Depending on the tone of voice you go with this may already be decided for you as different capitalization styles come with different tones associated with them. Title case is where you capitalize all words in a sentence barring any minor words with three letters or less. Sentence case is where you capitalize only the first letter and any proper nouns in that sentence.

Generally speaking, if you are going for a more formal tone of voice you would use Title Case. Sentence case, on the other hand, is generally more relaxed and follows a more casual tone of voice. Using sentence case can make your brand feel more human and approachable.

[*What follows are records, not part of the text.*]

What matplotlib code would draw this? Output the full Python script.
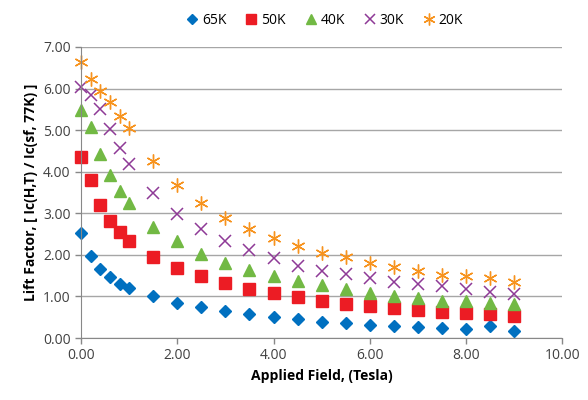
import matplotlib
matplotlib.use("Agg")
import matplotlib.pyplot as plt

plt.rcParams['font.family'] = ['Open Sans', 'DejaVu Sans']

# 磁场 (Tesla)
field = [0.0, 0.2, 0.4, 0.6, 0.8, 1.0, 1.5, 2.0, 2.5, 3.0, 3.5, 4.0,
         4.5, 5.0, 5.5, 6.0, 6.5, 7.0, 7.5, 8.0, 8.5, 9.0]

lift_65k = [2.53, 1.98, 1.66, 1.47, 1.30, 1.20, 1.00, 0.84, 0.75, 0.65, 0.57, 0.50,
            0.45, 0.38, 0.36, 0.32, 0.30, 0.26, 0.24, 0.22, 0.28, 0.18]
lift_50k = [4.35, 3.79, 3.19, 2.81, 2.54, 2.33, 1.94, 1.68, 1.48, 1.32, 1.17, 1.08,
            0.99, 0.90, 0.82, 0.77, 0.72, 0.68, 0.62, 0.61, 0.57, 0.54]
lift_40k = [5.49, 5.07, 4.43, 3.93, 3.53, 3.25, 2.67, 2.33, 2.02, 1.80, 1.64, 1.49,
            1.36, 1.28, 1.17, 1.09, 1.02, 0.97, 0.90, 0.89, 0.85, 0.82]
lift_30k = [6.04, 5.85, 5.51, 5.03, 4.57, 4.19, 3.49, 2.99, 2.61, 2.33, 2.11, 1.92,
            1.74, 1.61, 1.54, 1.44, 1.34, 1.30, 1.25, 1.17, 1.10, 1.06]
lift_20k = [6.64, 6.23, 5.93, 5.67, 5.33, 5.04, 4.25, 3.67, 3.25, 2.89, 2.62, 2.40,
            2.22, 2.05, 1.94, 1.81, 1.70, 1.61, 1.52, 1.50, 1.44, 1.34]

labels = ["65K", "50K", "40K", "30K", "20K"]

fig = plt.figure(figsize=(5.88, 4.0), dpi=100)
ax = fig.add_axes([0.138, 0.155, 0.818, 0.7275])

ax.plot(field, lift_65k, linestyle='none', marker='D', markersize=6.5,
        color='#0070C0', label=labels[0], clip_on=False)
ax.plot(field, lift_50k, linestyle='none', marker='s', markersize=8.5,
        color='#EC1C24', label=labels[1], clip_on=False)
ax.plot(field, lift_40k, linestyle='none', marker='^', markersize=9,
        color='#72B944', label=labels[2], clip_on=False)
ax.plot(field, lift_30k, linestyle='none', marker='x', markersize=8,
        markeredgewidth=1.1, color='#8E3A96', label=labels[3], clip_on=False)
ax.plot(field, lift_20k, linestyle='none', marker=(6, 2, 0), markersize=10,
        markeredgewidth=1.0, color='#F7931E', label=labels[4], clip_on=False)

ax.set_xlim(0, 10)
ax.set_ylim(0, 7)
ax.set_xticks([0, 2, 4, 6, 8, 10])
ax.set_yticks([0, 1, 2, 3, 4, 5, 6, 7])
ax.xaxis.set_major_formatter(matplotlib.ticker.FormatStrFormatter('%.2f'))
ax.yaxis.set_major_formatter(matplotlib.ticker.FormatStrFormatter('%.2f'))
ax.tick_params(axis='both', labelsize=10, labelcolor='#404040', length=4,
               width=1, direction='out', color='#888888')

ax.grid(axis='y', color='#A6A6A6', linewidth=1)
ax.set_axisbelow(True)
for s in ['top', 'right']:
    ax.spines[s].set_visible(False)
for s in ['left', 'bottom']:
    ax.spines[s].set_color('#888888')

ax.set_xlabel("Applied Field, (Tesla)", fontsize=10, fontweight='bold')
ax.set_ylabel("Lift Factor, [ Ic(H,T) / Ic(sf, 77K) ]", fontsize=10,
              fontweight='bold')

fig.legend(loc='upper center', bbox_to_anchor=(0.55, 1.0), ncol=5,
           frameon=False, fontsize=10, handletextpad=0.1, columnspacing=1.2,
           handlelength=1.2, markerscale=0.85)

fig.savefig("out.png", dpi=100)
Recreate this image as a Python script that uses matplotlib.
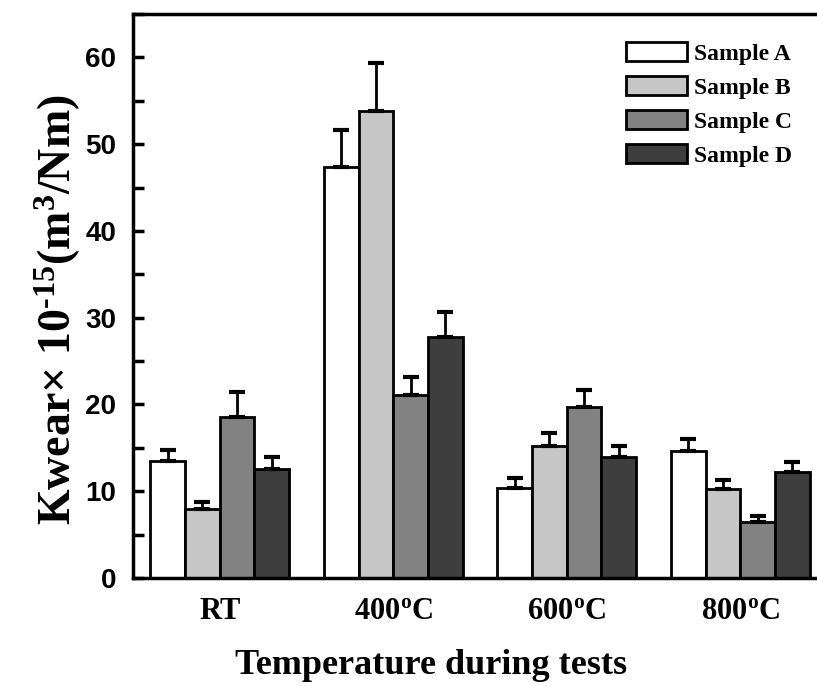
import numpy as np
import matplotlib
matplotlib.use("Agg")
import matplotlib.pyplot as plt
from matplotlib.ticker import MultipleLocator

# data
groups = ["RT", "400$^{\\rm o}$C", "600$^{\\rm o}$C", "800$^{\\rm o}$C"]
samples = ["Sample A", "Sample B", "Sample C", "Sample D"]
sample_a = [13.5, 47.4, 10.4, 14.6]
sample_b = [8.0, 53.8, 15.2, 10.3]
sample_c = [18.5, 21.1, 19.7, 6.4]
sample_d = [12.6, 27.8, 13.9, 12.2]
err_a = [1.3, 4.2, 1.1, 1.4]
err_b = [0.8, 5.6, 1.5, 1.0]
err_c = [2.9, 2.1, 2.0, 0.7]
err_d = [1.3, 2.9, 1.3, 1.2]
colors = ["#ffffff", "#c6c6c6", "#828282", "#3e3e3e"]

plt.rcParams["mathtext.fontset"] = "custom"
plt.rcParams["mathtext.rm"] = "Liberation Serif:bold"
plt.rcParams["mathtext.it"] = "Liberation Serif:bold"
plt.rcParams["mathtext.bf"] = "Liberation Serif:bold"

fig = plt.figure(figsize=(8.17, 6.86), dpi=100)
ax = fig.add_axes([133 / 817, 1 - 578 / 686, 694 / 817, 564 / 686])

x = np.arange(len(groups))
width = 0.2
vals = [sample_a, sample_b, sample_c, sample_d]
errs = [err_a, err_b, err_c, err_d]
for i in range(4):
    pos = x + (i - 1.5) * width
    ax.bar(pos, vals[i], width, color=colors[i], edgecolor="black",
           linewidth=2, label=samples[i], zorder=2)
    ax.errorbar(pos, vals[i], yerr=[np.zeros(4), errs[i]], fmt="none",
                ecolor="black", elinewidth=2, capsize=6, capthick=3, zorder=3)

ax.set_xlim(-0.5, 3.5)
ax.set_ylim(0, 65)
ax.yaxis.set_major_locator(MultipleLocator(10))
ax.yaxis.set_minor_locator(MultipleLocator(5))
ax.set_yticks(np.arange(0, 61, 10))
ax.set_xticks(x)
ax.set_xticklabels(groups, fontfamily="Liberation Serif", fontweight="bold", fontsize=22)
ax.tick_params(axis="x", length=0, pad=14)
ax.tick_params(axis="y", which="major", direction="in", length=8, width=2.5,
               labelsize=20, pad=12)
ax.tick_params(axis="y", which="minor", direction="in", length=8, width=2.5)
for lab in ax.get_yticklabels():
    lab.set_fontfamily("Liberation Sans")
    lab.set_fontweight("bold")

for s in ["left", "bottom", "top"]:
    ax.spines[s].set_linewidth(2.5)
ax.spines["right"].set_visible(False)

ax.set_ylabel("Kwear\u00d7 10$^{\\mathrm{\u2010}15}$(m$^{3}$/Nm)", fontfamily="Liberation Serif",
              fontweight="bold", fontsize=33)
ax.yaxis.set_label_coords(-0.072, 0.475)
ax.set_xlabel("Temperature during tests", fontfamily="Liberation Serif",
              fontweight="bold", fontsize=26)
ax.xaxis.set_label_coords(0.43, -0.125)

leg = ax.legend(loc="upper right", bbox_to_anchor=(0.97, 0.975), frameon=False,
                prop={"family": "Liberation Serif", "weight": "bold", "size": 17},
                handlelength=2.6, handleheight=0.85, labelspacing=0.48,
                handletextpad=0.3, borderaxespad=0.2)

fig.savefig("out.png", dpi=100)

Formatting for dates, numbers and currency

In the same section that you outline commonly used words, you may also want to include guidelines for formatting a range of different content items like dates, currencies, temperature and time. Adding these to your guidelines will help you consider things like string length when creating your designs. Different currencies have different requirements around decimal places, times can be in 24hr or 12hr formats, and each will affect the length of your written content.

Show me the goods

Want some inspiration? Luckily, there are some great examples of content and copy guidelines out there in publicly accessible Design System sites on the web:

  • Microsoft has a full copy guideline section outlining capitalization style, how to handle numbers, common grammar styles and much more.
  • Google's material design system has a section on writing under their communication guidelines.
  • Shopify's design system Polaris has a comprehensive guide on writing copy that includes tone of voice, grammar guidelines and vocabulary sections.

Hopefully, this guide will help you on your way to adding copy guidelines to your design system so we can make all our products a delight to read as well as look at.